Canada Emergency Wage Subsidy (“CEWS”)
The CEWS had previously allowed Employers that experienced a 30% decline in revenue for April and May (15% for March) to claim a 75% wage subsidy paid for eligible employees subject to some other limitations.
The Government announced the following changes:
- CEWS will be extended by 12 additional weeks to August 29, 2020. The Government plans to make some potential adjustments to the revenue decline threshold based on discussions with business and labour representatives to ensure employers continue to receive support in the “post-crisis economic recovery.”

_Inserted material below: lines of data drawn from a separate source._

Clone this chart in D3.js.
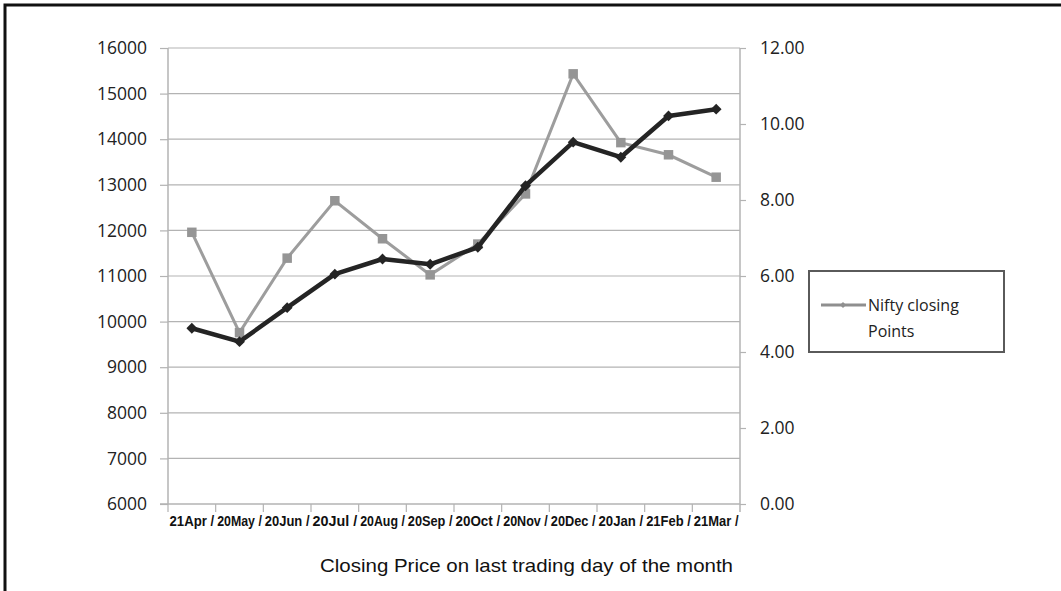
<!DOCTYPE html>
<html>
<head>
<meta charset="utf-8">
<script src="https://cdn.jsdelivr.net/npm/d3@7"></script>
<style>
  body { margin: 0; background: #fff; }
  svg { display: block; }
  .tick-num { font-family: "Open Sans", "Noto Sans", sans-serif; font-size: 17.5px; fill: #222; }
  .cat { font-family: "Liberation Sans Narrow", "Liberation Sans", Arial, sans-serif; font-size: 14px; font-weight: bold; fill: #111; }
</style>
</head>
<body>
<svg id="chart" width="1061" height="591"></svg>
<script>
const months = ['21Apr /', '20May /', '20Jun /', '20Jul /', '20Aug /', '20Sep /',
  '20Oct /', '20Nov /', '20Dec /', '20Jan /', '21Feb /', '21Mar /'];
// black line, left axis
const niftyClose = [9855, 9560, 10305, 11040, 11373, 11257, 11630, 12980, 13935, 13605, 14510, 14658];
// grey line, right axis
const rightSeries = [7.15, 4.51, 6.47, 7.98, 6.98, 6.03, 6.84, 8.16, 11.32, 9.51, 9.19, 8.60];
const leftTicks = [6000, 7000, 8000, 9000, 10000, 11000, 12000, 13000, 14000, 15000, 16000];
const rightTicks = [0, 2, 4, 6, 8, 10, 12];
const legendLabel = ['Nifty closing', 'Points'];
const xTitle = 'Closing Price on last trading day of the month';

const svg = d3.select('#chart');
const L = 168, R = 740, T = 48, B = 504;

const x = d3.scaleBand().domain(months).range([L, R]);
const yL = d3.scaleLinear().domain([6000, 16000]).range([B, T]);
const yR = d3.scaleLinear().domain([0, 12]).range([B, T]);

// outer frame (only top and left visible)
svg.append('path')
  .attr('d', `M5,591 L5,5 L1061,5`)
  .attr('fill', 'none')
  .attr('stroke', '#111')
  .attr('stroke-width', 3);

// gridlines
svg.append('g').selectAll('line').data(leftTicks.slice(1)).join('line')
  .attr('x1', L).attr('x2', R)
  .attr('y1', d => yL(d)).attr('y2', d => yL(d))
  .attr('stroke', '#b3b3b3').attr('stroke-width', 1.2);

// left axis
const gL = svg.append('g').attr('transform', `translate(${L},0)`)
  .call(d3.axisLeft(yL).tickValues(leftTicks).tickFormat(d3.format('d')).tickSize(8).tickPadding(13));
gL.select('.domain').remove();
gL.selectAll('line').attr('stroke', '#b3b3b3').attr('stroke-width', 1.2);
gL.selectAll('text').attr('class', 'tick-num').attr('font-size', null).attr('font-family', null).attr('fill', null);
svg.append('line').attr('x1', L).attr('x2', L).attr('y1', T).attr('y2', B)
  .attr('stroke', '#b3b3b3').attr('stroke-width', 1.5);

// right axis
const gR = svg.append('g').attr('transform', `translate(${R},0)`)
  .call(d3.axisRight(yR).tickValues(rightTicks).tickFormat(d3.format('.2f')).tickSize(6).tickPadding(14));
gR.select('.domain').remove();
gR.selectAll('line').attr('stroke', '#b3b3b3').attr('stroke-width', 1.2);
gR.selectAll('text').attr('class', 'tick-num').attr('font-size', null).attr('font-family', null).attr('fill', null);
svg.append('line').attr('x1', R).attr('x2', R).attr('y1', T).attr('y2', B + 8)
  .attr('stroke', '#b3b3b3').attr('stroke-width', 1.5);

// category axis
svg.append('line').attr('x1', L - 8).attr('x2', R).attr('y1', B).attr('y2', B)
  .attr('stroke', '#b3b3b3').attr('stroke-width', 1.5);
svg.append('g').selectAll('line').data(months).join('line')
  .attr('x1', d => x(d)).attr('x2', d => x(d))
  .attr('y1', B).attr('y2', B + 8)
  .attr('stroke', '#b3b3b3').attr('stroke-width', 1.2);
svg.append('g').selectAll('text').data(months).join('text')
  .attr('class', 'cat')
  .attr('x', d => x(d) + 1.5)
  .attr('y', B + 22)
  .attr('textLength', x.bandwidth() - 3)
  .attr('lengthAdjust', 'spacingAndGlyphs')
  .text(d => d);

// grey series (right axis)
const lineR = d3.line().x((d, i) => x(months[i]) + x.bandwidth() / 2).y(d => yR(d));
svg.append('path').datum(rightSeries)
  .attr('d', lineR)
  .attr('fill', 'none').attr('stroke', '#9d9d9d').attr('stroke-width', 3);
svg.append('g').selectAll('path').data(rightSeries).join('path')
  .attr('d', d3.symbol(d3.symbolSquare, 90))
  .attr('transform', (d, i) => `translate(${x(months[i]) + x.bandwidth() / 2},${yR(d)})`)
  .attr('fill', '#959595');

// black series (left axis)
const lineL = d3.line().x((d, i) => x(months[i]) + x.bandwidth() / 2).y(d => yL(d));
svg.append('path').datum(niftyClose)
  .attr('d', lineL)
  .attr('fill', 'none').attr('stroke', '#242424').attr('stroke-width', 4.5)
  .attr('stroke-linejoin', 'round');
svg.append('g').selectAll('path').data(niftyClose).join('path')
  .attr('d', d3.symbol(d3.symbolDiamond2, 75))
  .attr('transform', (d, i) => `translate(${x(months[i]) + x.bandwidth() / 2},${yL(d)})`)
  .attr('fill', '#242424');

// legend
const lg = svg.append('g');
lg.append('rect').attr('x', 809).attr('y', 271).attr('width', 195).attr('height', 81)
  .attr('fill', '#fff').attr('stroke', '#5a5a5a').attr('stroke-width', 2);
lg.append('line').attr('x1', 821).attr('x2', 866).attr('y1', 305).attr('y2', 305)
  .attr('stroke', '#8f8f8f').attr('stroke-width', 3);
lg.append('path').attr('d', d3.symbol(d3.symbolDiamond2, 24))
  .attr('transform', 'translate(843,305)').attr('fill', '#8f8f8f');
lg.selectAll('text').data(legendLabel).join('text')
  .attr('x', 868).attr('y', (d, i) => 311 + i * 26)
  .attr('font-family', '"Open Sans", "Noto Sans", sans-serif')
  .attr('font-size', 16).attr('fill', '#222')
  .text(d => d);

// x title
svg.append('text')
  .attr('x', 320).attr('y', 572)
  .attr('textLength', 413)
  .attr('lengthAdjust', 'spacingAndGlyphs')
  .attr('font-family', '"Liberation Sans", Arial, sans-serif')
  .attr('font-size', 18.5).attr('fill', '#111')
  .text(xTitle);
</script>
</body>
</html>
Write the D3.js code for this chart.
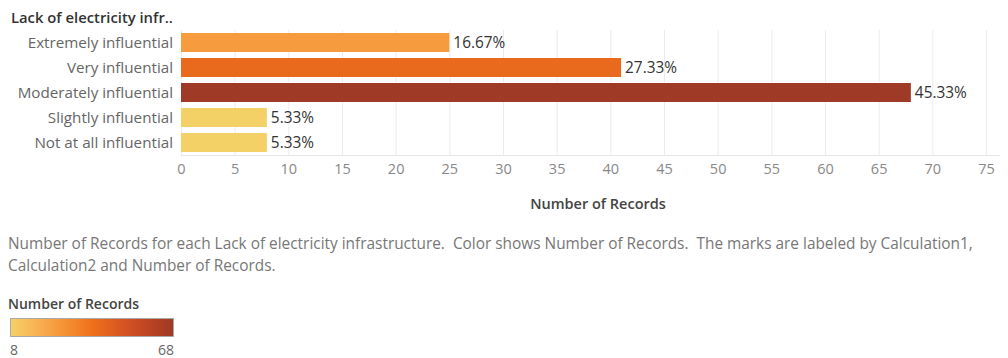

- Additional employers are now permitted, including:
- Partnerships consisting of eligible members;
- Indigenous government-owned businesses;
- Registered Canadian Amateur Athletic Associations;
- Registered journalism organizations; and
- Non-public educational and training institutions.
- Companies formed by amalgamations or windups will be permitted to calculate their benchmark revenue based on their combined revenues.
For more information, please visit: https://www.canada.ca/en/department-finance/news/2020/05/extending-eligibility-for-the-canada-emergency-wage-subsidy.html
Canada Emergency Business Account (“CEBA”)
The CEBA had previously allowed Employers to apply for a $40,000 partially forgivable interest-free loan. Eligible Employers were previously required to have payroll for the 2019 year of between $20,000 and $1.5 million.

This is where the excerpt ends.